> **Challenge**
Repeat only the lines from the one containing "Emit a Python" through the one containing "ax = fig.add_axes([126/691, 92/578, 572/691, 471/578])", exactly as written, both ends included.

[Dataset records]

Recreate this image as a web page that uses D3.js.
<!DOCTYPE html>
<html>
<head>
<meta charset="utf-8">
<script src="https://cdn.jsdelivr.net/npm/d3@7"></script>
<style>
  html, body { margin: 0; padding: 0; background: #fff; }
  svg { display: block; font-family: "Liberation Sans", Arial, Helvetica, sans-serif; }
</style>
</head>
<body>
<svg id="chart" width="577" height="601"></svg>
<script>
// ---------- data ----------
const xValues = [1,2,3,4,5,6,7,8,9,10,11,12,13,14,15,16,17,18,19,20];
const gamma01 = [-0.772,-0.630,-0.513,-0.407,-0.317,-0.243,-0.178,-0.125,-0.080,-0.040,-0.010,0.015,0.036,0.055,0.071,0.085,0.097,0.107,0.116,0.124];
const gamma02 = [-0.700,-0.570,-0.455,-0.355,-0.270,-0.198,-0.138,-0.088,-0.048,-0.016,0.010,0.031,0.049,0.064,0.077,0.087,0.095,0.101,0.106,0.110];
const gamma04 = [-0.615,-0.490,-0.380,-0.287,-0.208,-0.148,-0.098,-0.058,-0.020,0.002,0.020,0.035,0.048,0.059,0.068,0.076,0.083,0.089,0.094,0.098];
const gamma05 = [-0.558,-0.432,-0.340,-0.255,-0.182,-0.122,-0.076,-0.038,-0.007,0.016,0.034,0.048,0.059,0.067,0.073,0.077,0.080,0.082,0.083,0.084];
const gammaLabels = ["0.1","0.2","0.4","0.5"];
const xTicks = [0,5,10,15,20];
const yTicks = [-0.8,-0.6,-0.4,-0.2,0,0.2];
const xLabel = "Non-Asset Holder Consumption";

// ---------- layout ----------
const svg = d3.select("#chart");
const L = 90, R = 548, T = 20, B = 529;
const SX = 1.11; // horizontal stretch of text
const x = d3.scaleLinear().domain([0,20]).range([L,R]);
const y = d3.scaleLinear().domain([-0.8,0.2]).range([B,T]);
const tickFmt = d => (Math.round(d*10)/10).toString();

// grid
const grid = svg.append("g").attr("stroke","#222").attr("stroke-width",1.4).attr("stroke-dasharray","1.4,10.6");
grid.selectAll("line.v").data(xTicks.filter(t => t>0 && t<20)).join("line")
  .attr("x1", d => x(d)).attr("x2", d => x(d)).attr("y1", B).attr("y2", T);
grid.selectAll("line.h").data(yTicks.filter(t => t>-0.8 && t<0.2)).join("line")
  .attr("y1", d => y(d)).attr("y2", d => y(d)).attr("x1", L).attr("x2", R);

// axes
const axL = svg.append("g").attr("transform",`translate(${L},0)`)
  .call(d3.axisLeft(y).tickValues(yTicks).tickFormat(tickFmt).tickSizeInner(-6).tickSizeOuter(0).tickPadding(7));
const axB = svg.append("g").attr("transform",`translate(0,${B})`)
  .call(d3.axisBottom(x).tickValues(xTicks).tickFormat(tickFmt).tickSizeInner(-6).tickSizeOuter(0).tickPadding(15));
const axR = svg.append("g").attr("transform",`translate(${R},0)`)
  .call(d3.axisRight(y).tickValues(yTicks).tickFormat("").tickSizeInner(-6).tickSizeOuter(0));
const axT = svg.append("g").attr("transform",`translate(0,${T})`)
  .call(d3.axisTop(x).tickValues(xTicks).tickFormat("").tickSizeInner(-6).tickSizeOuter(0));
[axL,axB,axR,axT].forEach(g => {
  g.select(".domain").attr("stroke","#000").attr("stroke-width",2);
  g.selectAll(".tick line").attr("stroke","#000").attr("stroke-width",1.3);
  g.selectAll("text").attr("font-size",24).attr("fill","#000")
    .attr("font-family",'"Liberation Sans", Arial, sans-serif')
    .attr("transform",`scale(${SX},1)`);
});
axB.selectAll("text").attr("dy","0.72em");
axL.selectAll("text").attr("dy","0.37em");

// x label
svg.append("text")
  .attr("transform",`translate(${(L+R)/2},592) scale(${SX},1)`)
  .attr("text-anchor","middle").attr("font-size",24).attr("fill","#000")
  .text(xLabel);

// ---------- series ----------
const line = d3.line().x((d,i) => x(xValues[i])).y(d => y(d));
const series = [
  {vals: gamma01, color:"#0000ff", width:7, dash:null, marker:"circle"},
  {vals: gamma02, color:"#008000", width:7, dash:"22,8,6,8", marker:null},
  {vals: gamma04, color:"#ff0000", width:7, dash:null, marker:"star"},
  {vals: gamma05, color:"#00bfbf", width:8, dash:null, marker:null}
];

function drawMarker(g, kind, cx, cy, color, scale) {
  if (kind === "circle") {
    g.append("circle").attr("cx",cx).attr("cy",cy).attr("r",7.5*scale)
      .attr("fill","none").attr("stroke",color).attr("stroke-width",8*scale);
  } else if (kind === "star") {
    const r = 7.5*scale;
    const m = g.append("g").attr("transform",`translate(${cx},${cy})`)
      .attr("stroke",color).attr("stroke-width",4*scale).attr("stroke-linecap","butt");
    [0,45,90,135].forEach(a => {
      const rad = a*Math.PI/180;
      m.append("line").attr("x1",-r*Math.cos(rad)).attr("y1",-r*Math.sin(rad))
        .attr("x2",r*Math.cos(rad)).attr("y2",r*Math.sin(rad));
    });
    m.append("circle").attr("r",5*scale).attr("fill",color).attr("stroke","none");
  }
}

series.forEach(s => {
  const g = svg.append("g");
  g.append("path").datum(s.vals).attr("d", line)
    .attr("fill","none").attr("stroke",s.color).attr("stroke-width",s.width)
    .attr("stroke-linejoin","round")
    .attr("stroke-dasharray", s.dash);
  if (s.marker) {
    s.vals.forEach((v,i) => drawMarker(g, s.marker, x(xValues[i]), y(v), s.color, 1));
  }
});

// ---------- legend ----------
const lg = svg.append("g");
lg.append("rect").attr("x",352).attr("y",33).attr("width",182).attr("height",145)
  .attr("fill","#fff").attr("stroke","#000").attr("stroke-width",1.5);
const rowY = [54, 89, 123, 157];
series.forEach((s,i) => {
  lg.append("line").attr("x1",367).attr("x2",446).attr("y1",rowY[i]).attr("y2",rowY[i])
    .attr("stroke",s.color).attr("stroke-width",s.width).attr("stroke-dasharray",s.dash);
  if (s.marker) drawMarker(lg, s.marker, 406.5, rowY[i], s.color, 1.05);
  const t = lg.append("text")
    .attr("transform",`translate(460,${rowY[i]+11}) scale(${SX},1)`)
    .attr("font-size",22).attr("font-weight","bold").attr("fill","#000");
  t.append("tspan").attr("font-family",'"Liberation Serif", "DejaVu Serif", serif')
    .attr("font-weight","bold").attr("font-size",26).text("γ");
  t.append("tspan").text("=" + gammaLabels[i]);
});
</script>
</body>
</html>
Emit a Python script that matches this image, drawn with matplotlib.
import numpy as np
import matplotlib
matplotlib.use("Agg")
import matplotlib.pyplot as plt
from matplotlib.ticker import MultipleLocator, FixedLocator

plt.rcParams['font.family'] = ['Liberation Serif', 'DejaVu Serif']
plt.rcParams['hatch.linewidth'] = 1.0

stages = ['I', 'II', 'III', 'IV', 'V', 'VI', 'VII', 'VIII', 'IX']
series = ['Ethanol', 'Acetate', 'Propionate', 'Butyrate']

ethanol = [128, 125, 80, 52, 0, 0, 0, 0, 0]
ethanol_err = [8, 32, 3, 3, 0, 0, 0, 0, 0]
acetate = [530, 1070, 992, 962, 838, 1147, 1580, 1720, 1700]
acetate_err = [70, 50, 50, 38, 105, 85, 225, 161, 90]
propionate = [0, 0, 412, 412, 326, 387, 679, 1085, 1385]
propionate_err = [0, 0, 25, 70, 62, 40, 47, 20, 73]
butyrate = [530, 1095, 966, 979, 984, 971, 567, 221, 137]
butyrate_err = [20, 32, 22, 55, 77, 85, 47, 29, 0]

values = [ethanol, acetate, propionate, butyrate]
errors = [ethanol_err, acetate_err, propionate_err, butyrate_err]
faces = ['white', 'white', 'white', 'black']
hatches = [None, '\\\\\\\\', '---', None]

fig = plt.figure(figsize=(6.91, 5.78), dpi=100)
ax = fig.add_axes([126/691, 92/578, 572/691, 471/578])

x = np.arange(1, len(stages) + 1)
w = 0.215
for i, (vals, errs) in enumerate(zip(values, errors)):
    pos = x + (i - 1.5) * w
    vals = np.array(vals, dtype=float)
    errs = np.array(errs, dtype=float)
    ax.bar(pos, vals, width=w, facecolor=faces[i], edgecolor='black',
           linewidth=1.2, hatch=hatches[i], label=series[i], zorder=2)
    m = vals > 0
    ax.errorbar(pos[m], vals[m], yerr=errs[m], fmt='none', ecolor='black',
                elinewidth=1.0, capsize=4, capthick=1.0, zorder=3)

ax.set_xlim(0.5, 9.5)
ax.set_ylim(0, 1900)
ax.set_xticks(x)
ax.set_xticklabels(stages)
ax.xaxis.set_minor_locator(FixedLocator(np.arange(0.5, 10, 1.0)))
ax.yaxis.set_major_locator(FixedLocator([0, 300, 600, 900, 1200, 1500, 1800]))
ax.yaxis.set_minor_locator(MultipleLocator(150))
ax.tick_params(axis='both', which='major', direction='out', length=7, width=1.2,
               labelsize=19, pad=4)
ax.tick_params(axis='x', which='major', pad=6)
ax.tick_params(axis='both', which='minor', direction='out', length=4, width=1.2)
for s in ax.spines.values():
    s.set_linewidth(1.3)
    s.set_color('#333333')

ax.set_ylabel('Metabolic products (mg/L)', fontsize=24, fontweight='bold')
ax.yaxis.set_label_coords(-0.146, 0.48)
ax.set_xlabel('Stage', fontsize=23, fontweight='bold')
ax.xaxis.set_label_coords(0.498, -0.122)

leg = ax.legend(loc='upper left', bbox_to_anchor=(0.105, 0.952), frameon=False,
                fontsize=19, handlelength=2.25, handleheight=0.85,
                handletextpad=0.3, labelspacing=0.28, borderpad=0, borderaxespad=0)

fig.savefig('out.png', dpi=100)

> **Correct output**
Emit a Python script that matches this image, drawn with matplotlib.
import numpy as np
import matplotlib
matplotlib.use("Agg")
import matplotlib.pyplot as plt
from matplotlib.ticker import MultipleLocator, FixedLocator

plt.rcParams['font.family'] = ['Liberation Serif', 'DejaVu Serif']
plt.rcParams['hatch.linewidth'] = 1.0

stages = ['I', 'II', 'III', 'IV', 'V', 'VI', 'VII', 'VIII', 'IX']
series = ['Ethanol', 'Acetate', 'Propionate', 'Butyrate']

ethanol = [128, 125, 80, 52, 0, 0, 0, 0, 0]
ethanol_err = [8, 32, 3, 3, 0, 0, 0, 0, 0]
acetate = [530, 1070, 992, 962, 838, 1147, 1580, 1720, 1700]
acetate_err = [70, 50, 50, 38, 105, 85, 225, 161, 90]
propionate = [0, 0, 412, 412, 326, 387, 679, 1085, 1385]
propionate_err = [0, 0, 25, 70, 62, 40, 47, 20, 73]
butyrate = [530, 1095, 966, 979, 984, 971, 567, 221, 137]
butyrate_err = [20, 32, 22, 55, 77, 85, 47, 29, 0]

values = [ethanol, acetate, propionate, butyrate]
errors = [ethanol_err, acetate_err, propionate_err, butyrate_err]
faces = ['white', 'white', 'white', 'black']
hatches = [None, '\\\\\\\\', '---', None]

fig = plt.figure(figsize=(6.91, 5.78), dpi=100)
ax = fig.add_axes([126/691, 92/578, 572/691, 471/578])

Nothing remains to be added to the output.